My mind runs the gamut constantly from grief and fear to hope and gratitude, continually saying “our God is able to deliver us and he will deliver us, but if not, be it known unto you, O King, that we will not bow down.” I live with the daily dichotomy of needing and expecting a miracle, thanking God for another wonderful day, while simultaneously helping Karen think through the things she’ll need to think through “if not”, and trying to think through how to help my children and other loved ones keep their hearts tender and trusting the power and character of God, even “if not.”

In all this, God is still God and love is still enough. This I testify.

6 comments:

Hans Deventer said...

Brad, it is wonderful to see how your story is already impacting this oncologist, and is becoming a blessing for you as well! God's hand is in this. I'm happy for the good news that in your post!

Love, Hans & Hannie

Dennis said...

It is clear that the church in Brisbane will be established in ways other than the vision the Lord gave you. Mystery. There have been times I have had to surrender to the Lord powerful visions I absolutely know came from Him. He is Wonderful, Able, and Capable. I now see through a glass darkly, but through that dark glass I know He is. Who better to walk with than Him, in such a tumultuous time? My prayer is that He continue to pour out on you His healing Presence.

rmercer said...

Brad, You put all your faith and trust in God. God, Like you said is enough. The Lord likes acts of faith, weather it’s a mud ball made from spit or tiring to jump up and care your bed off when you know your crippled. Maybe yours is this diet. Keep the faith and pursue every avenue. None of use have long to live. You are helping us to refocus on that reality.
I pray you have much longer than you think


I love eternally
my favorite brother,
Roy

Renae Tolbert said...

Hey Brad, my wonderful, encouraging brother in Christ.
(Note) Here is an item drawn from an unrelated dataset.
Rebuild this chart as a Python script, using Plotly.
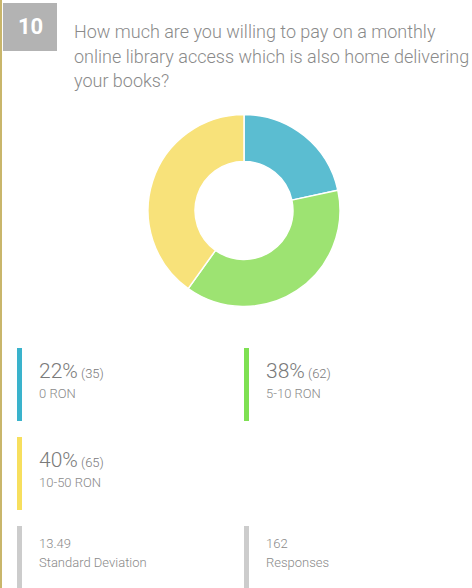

You are in our prayers. Your life blessed us richly when we attended church in Frisco--your life blesses us now as you face this tough challenge and share your heart.

Love ya, bro.
Herb

Unknown said...
This comment has been removed by the author.
Unknown said...

Brad,

Stateside, it's 2:00pm CDT...God, who knows no limitation of time or space can use the prayer I'm sending His way, despite the time of your actual appointment today. I am praying for His will in your life...no matter where that leads you, but I am praying for your healing as well, and for the Australian govt. to allow you to receive the treatment you need...you do know that God can "treat" you without it! Whatever the conditions along the path you're to travel, I pray for Karen and for Wesley, and for Charlotte, and for Jacob...that they will allow God to work in their hearts and lives and keep them tender and aware of His presence constantly.